The Actor Segawa Tomisaburo II in an Unidentified Role
- Date:
- c. 1793
- Medium:
- Color woodblock print; hosoban; from a multisheet composition (?)
- Source:
- Art Institute of Chicago
Description
Katsukawa Shunei's portrait of the actor Segawa Tomisaburo II shows the female-role specialist in costume that has not been firmly identified with a specific production, a not uncommon situation for ephemeral kabuki actor prints whose original theatrical referents have been lost. Segawa Tomisaburo II was a noted onnagata of the Tenmei and Kansei eras, often appearing in the same casts as Segawa Kikunojo III and Iwai Hanshiro IV, and Shunei drew him repeatedly across the 1780s and 1790s.
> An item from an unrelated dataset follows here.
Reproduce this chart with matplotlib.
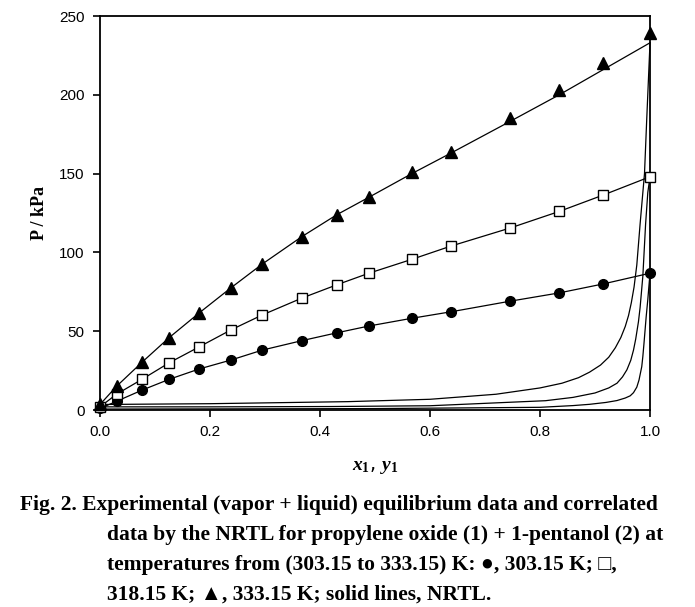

Here the actor is presented in elegant feminine attire, the kimono pattern carefully delineated and the face rendered with the precise, individualized likeness that distinguished the Katsukawa school's approach to Edo [yakusha-e](/glossary/yakusha-e) from earlier traditions of generic stage-type portraiture. As Katsukawa Shunsho's most accomplished pupil, Shunei carried the workshop's lifelike approach forward, and his sheets of Segawa Tomisaburo II add up to a sustained portrait of an onnagata career. Even without a firmly identified play title, the print would have been instantly legible to contemporary Edo audiences, who could match the actor's likeness, his hairstyle, and his accessories to a current run at one of the licensed theaters. The Art Institute of Chicago preserves this impression among its broader holdings of Katsukawa-school onnagata portraits, where it complements other Shunei sheets of Tomisaburo and supports comparative study of the school's onnagata style.